The Civil Code (including Part VI) is currently being amended under the leadership of the Ministry of Justice. Recently, the Ministry of Justice, the Ministry of Science and Technology and the Ministry of Culture and Information concluded that the best way to upgrade Vietnamese IP law is to replace Part VI of the Civil Code with a comprehensive new Intellectual Property Law.
On December 3 2004 the National Assembly adopted a new Competition Law, which will take effect on July 1 2005. Articles 39 and 40 prohibit the use of ‘misleading indications’. According to Article 5, this law will pre-empt other laws and regulations governing unfair competition, including Decree 54/2000/ND-CP, to the extent of any inconsistencies.
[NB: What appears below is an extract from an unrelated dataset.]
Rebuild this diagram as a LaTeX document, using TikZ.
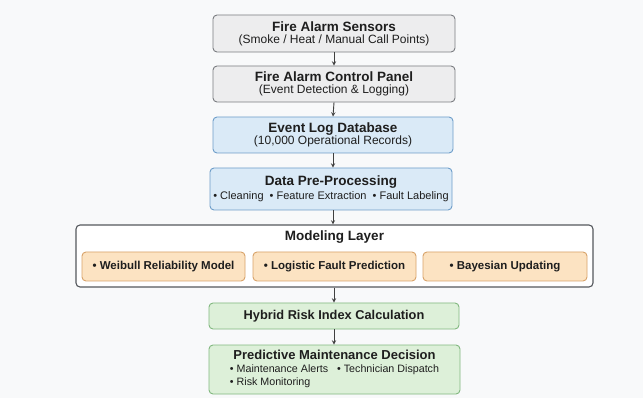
\documentclass[tikz,border=0pt]{standalone}
\usepackage{fontspec}
\setmainfont{Liberation Sans}
\usetikzlibrary{shapes, arrows, positioning, calc}
\definecolor{grayfill}{HTML}{EDEDEE}
\definecolor{grayline}{HTML}{7A7C80}
\definecolor{bluefill}{HTML}{DAEAF7}
\definecolor{blueline}{HTML}{6E9DC9}
\definecolor{orangefill}{HTML}{FCE3C2}
\definecolor{orangeline}{HTML}{D8A36A}
\definecolor{greenfill}{HTML}{DDF0D9}
\definecolor{greenline}{HTML}{82B87F}
\definecolor{layerline}{HTML}{55585D}
\definecolor{txt}{HTML}{1E1E1E}
\definecolor{bgcol}{HTML}{F8F9FA}
\newcommand{\ttl}[1]{{\bfseries\fontsize{13.5}{15}\selectfont #1}}
\newcommand{\sub}[1]{{\fontsize{12}{14}\selectfont #1}}
\tikzstyle{stage} = [draw, rounded corners=4pt, line width=0.9pt, align=center, inner sep=0pt, text=txt]
\tikzstyle{model} = [stage, draw=orangeline, fill=orangefill, minimum width=163pt, minimum height=29pt, font=\bfseries\fontsize{11.5}{13}\selectfont]
\tikzstyle{flow} = [->, >=stealth, line width=0.9pt, draw=txt!85]

\begin{document}
\begin{tikzpicture}[x=1pt, y=-1pt]
		\fill[bgcol] (0,0) rectangle (643,398);
		\useasboundingbox (0,0) rectangle (643,398);
		\coordinate (sensors) at (334,  33.5);
		\coordinate (panel)   at (334,  84);
		\coordinate (logdb)   at (333,  135);
		\coordinate (preproc) at (331,  189);
		\coordinate (layer)   at (334.5, 256);
		\coordinate (weibull) at (163.5, 266.5);
		\coordinate (logist)  at (334.5, 266.5);
		\coordinate (bayes)   at (505,  266.5);
		\coordinate (hybrid)  at (334,  316);
		\coordinate (decide)  at (334.5, 369.5);

		\node[stage, draw=grayline, fill=grayfill, minimum width=242pt, minimum height=37pt] (SEN) at (sensors) {\ttl{Fire Alarm Sensors}\\\sub{(Smoke / Heat / Manual Call Points)}};
		\node[stage, draw=grayline, fill=grayfill, minimum width=242pt, minimum height=36pt] (PAN) at (panel) {\ttl{Fire Alarm Control Panel}\\\sub{(Event Detection \& Logging)}};
		\node[stage, draw=blueline, fill=bluefill, minimum width=240pt, minimum height=36pt] (LOG) at (logdb) {\ttl{Event Log Database}\\\sub{(10,000 Operational Records)}};
		\node[stage, draw=blueline, fill=bluefill, minimum width=242pt, minimum height=42pt] (PRE) at (preproc) {\ttl{Data Pre-Processing}\\[2pt]{\fontsize{11}{13}\selectfont \textbullet\ Cleaning\ \ \textbullet\ Feature Extraction\ \ \textbullet\ Fault Labeling}};
		\node[stage, draw=layerline, fill=white, line width=1.1pt, minimum width=517pt, minimum height=62pt] (LAY) at (layer) {};
		\node[text=txt, font=\bfseries\fontsize{13.5}{15}\selectfont] (LAYT) at ($(LAY.north)+(0,13)$) {Modeling Layer};
		\node[model] (WEI) at (weibull) {\textbullet\ Weibull Reliability Model};
		\node[model] (LGF) at (logist) {\textbullet\ Logistic Fault Prediction};
		\node[model, minimum width=164pt] (BAY) at (bayes) {\textbullet\ Bayesian Updating};
		\node[stage, draw=greenline, fill=greenfill, minimum width=250pt, minimum height=26pt, font=\bfseries\fontsize{12.8}{14}\selectfont] (HYB) at (hybrid) {Hybrid Risk Index Calculation};
		\node[stage, draw=greenline, fill=greenfill, minimum width=251pt, minimum height=49pt] (DEC) at ($(decide)+(0,0)$) {\begin{tabular}{@{}l@{}}\multicolumn{1}{@{}c@{}}{\bfseries\fontsize{13}{14}\selectfont Predictive Maintenance Decision}\\[1pt]
			{\fontsize{10.7}{12}\selectfont \textbullet\ Maintenance Alerts\ \ \ \textbullet\ Technician Dispatch}\\[1pt]
			{\fontsize{10.7}{12}\selectfont \textbullet\ Risk Monitoring}\end{tabular}};

		\draw[flow] (SEN.south) -- (PAN.north);
		\draw[flow] (PAN.south) -- (LOG.north);
		\draw[flow] (LOG.south) -- (PRE.north -| LOG.south);
		\draw[flow] (PRE.south -| LOG.south) -- (LAY.north -| LOG.south);
		\draw[flow] (LAY.south -| HYB.north) -- (HYB.north);
		\draw[flow] (HYB.south) -- (DEC.north -| HYB.south);

	\end{tikzpicture}
\end{document}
Use requirements: As there is no legislation that directly addresses the issue of establishing unregistered rights, the National Office of Intellectual Property (NOIP) has looked to Articles 6(1)(b) and 6(1)(e) of Decree 63/CP for guidance on the matter. Under Articles 6(1)(b) and 6(1)(e), a sign will not be registered as a trademark if it is identical or confusingly similar to:
• another’s registered trademark;
• a well-known mark; or
• a mark that has been used and is widely recognized.
To be registered as a trademark or service mark in Vietnam, a visible sign (ie, a word, name, symbol, device or any combination thereof) must be:
• not deceptive;
• not contrary to public order or morality; and
• not identical or confusingly similar to another’s earlier-filed or registered trademark in respect of similar goods or services, to a
well-known mark or to a widely used and recognized mark.
A sign that is not inherently distinctive – such as a single letter, numeral or simple geometric shape – may be registered as a trademark or service mark if it has acquired secondary meaning.
TERM OF PROTECTION
A Certificate of Trademark Registration shall take effect from the granting date for a period of ten (10) years calculated from the filing date of the application and is renewable indefinitely for periods of ten years.
To renew Certificate of Trademark Registration the renewal request shall be filed with the NOIP within 6 months before the expiry date of the preceding validity term subject to payment of renewal fees.